Both my spinnakers were made 12 years ago although 1 is un-used. I had a vague idea that the size had increased since then. Is that correct?




On behalf of Alan BUTLER


Good morning Alan,


The spinnaker size did alter, but that was pre 2000 and I believe your boat is one of the new Speed boats which was supplied with Speed sails initially.....I still have Speed sails and these are cut flatter than McNamara’s and therefore give the impression that they are smaller, but were very good on tight reaches. You need to be very careful to ensure that your crew doesn’t over-sheet them – better to have front edge almost to slightly collapsing rather than everything too taught.
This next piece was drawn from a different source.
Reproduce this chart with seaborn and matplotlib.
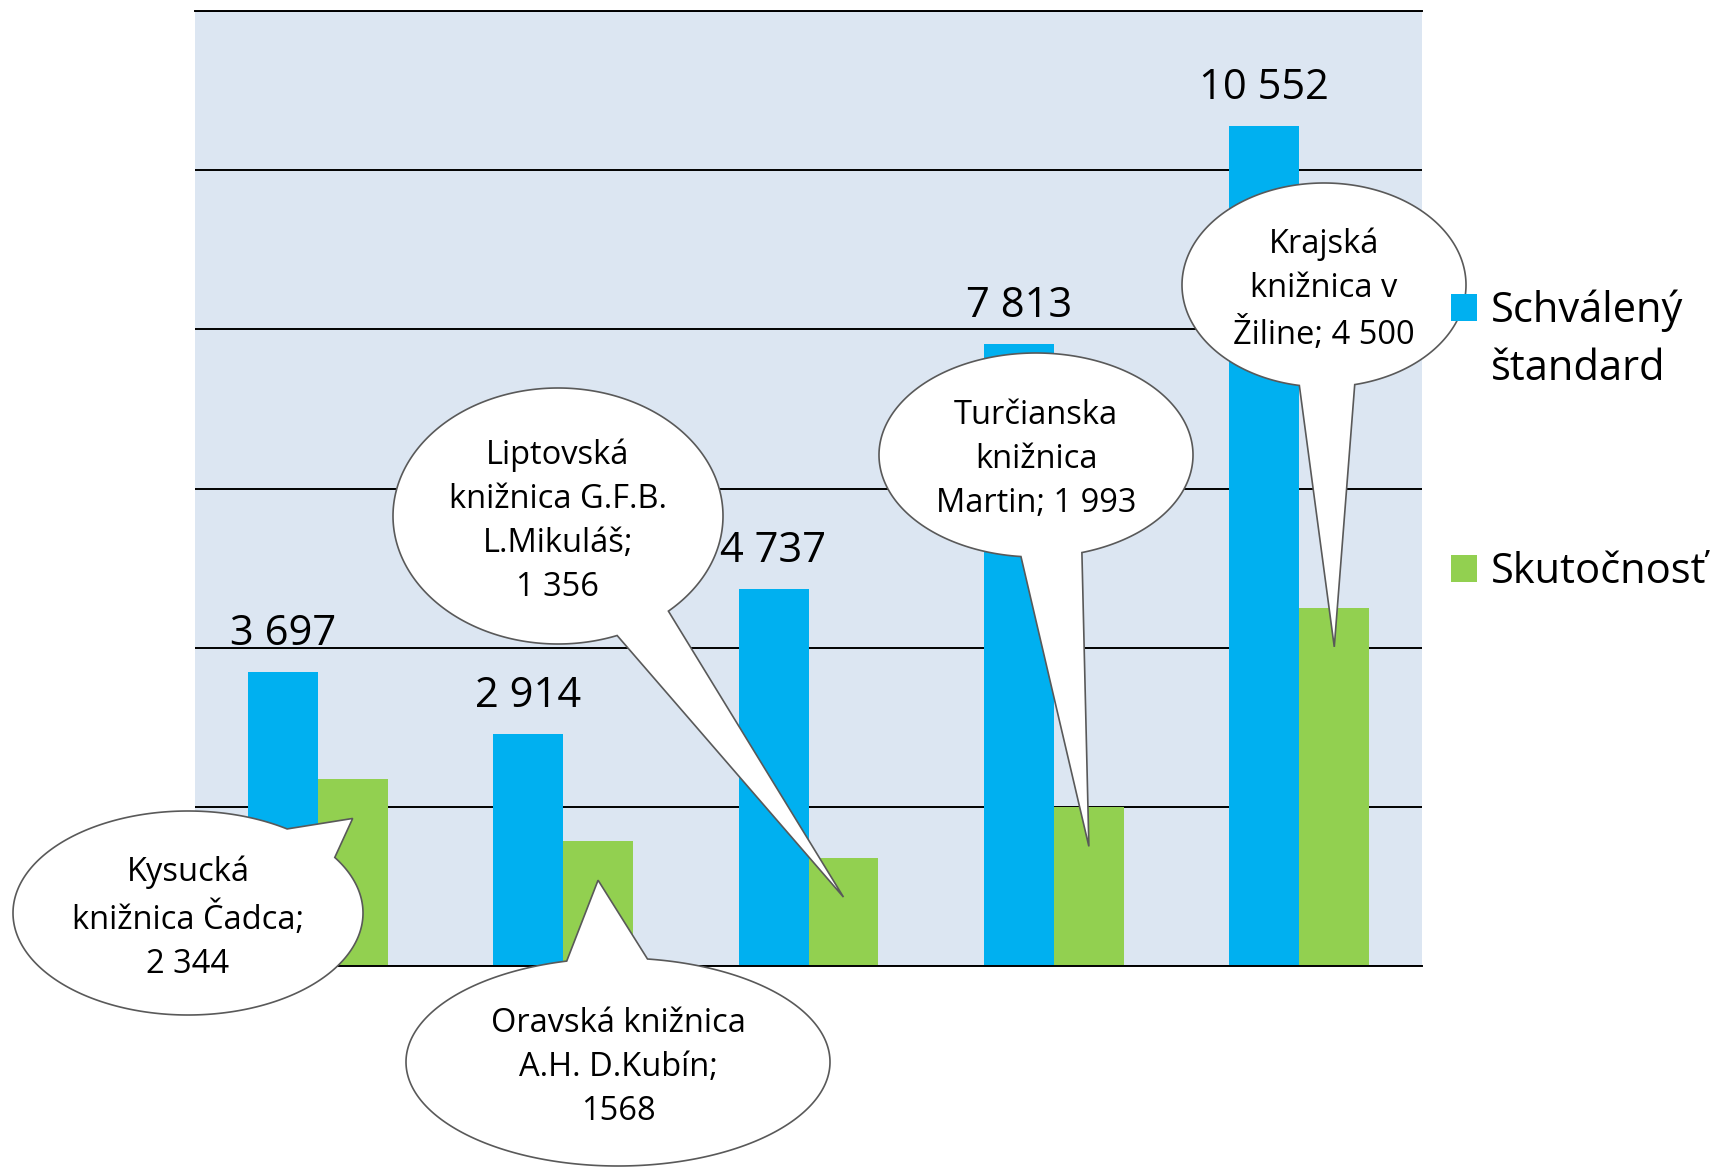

Spinnaker max measurements etc are all shown on the website, but be aware most manufacturers don’t cut to max sizes on all dimensions.


I have forwarded your email to Tom as the Web master regarding your ability to post on the website.


Kind regards


Posted By: Tom Guy
Date Posted: 19 November 2013 at 09:49
Just a bit more information:
The spinnaker size increased considerably in 1980 along with a few other important changes (adding a roach to the mainsail(!), reducing all-up minimum wight by 10kg).

Both Fireball and 470 spinnakers measured within these new rules so there seemed to be two routes of development depending upon crew weight/preference; small, flat spinnaker designed for Fireball's tighter reaches courses or fuller, "shouldered" 470 spinnaker for conventional old Olympic courses.

Around 1995, a new longer spinnaker pole was adopted (2m => 2.5m). Although faster on tighter reaches, the spinnakers looked a bit ungainly as the poles had to be set so high to to balance the corners. As a result, newer designs initially from Mike McNamara with maximum length leeches have been developed so the pole can be dropped a little more. (Toby or anyone - correct me if I'm wrong) 

With 2180 being built around 2000-2001, I very much doubt whether you have a small spinnaker but it is possible that it may not have the fastest shape. Certainly North's spinnaker in 2013 is very different to the 470-type spinnaker available in 2005.

There has been a lot of discussion over the last few years suggesting that the Hornet could cope with a larger spinnaker by extending the leech length even more (the pole would then be almost horizontal), but this was rejected in an AGM two years ago. I wouldn't dare re-open that discussion...Wink

Posted By: Tobes
Date Posted: 06 December 2013 at 16:57
Hi All

Yes, there has been a lot of development over recent years with regards to spinnaker shapes. Certainly Mike Mac and North have both been producing new designs as well as one or tow other sailmakers dabbling such as Ullmans.

Design ideas for the class seem to be differing considerably at the moment, with North heading down the flatter route and others trying the bigger fuller route. Hard to say which is faster at this stage, more time on the water needed and certainly both options were to be seen at the front of the fleet at this years Nationals.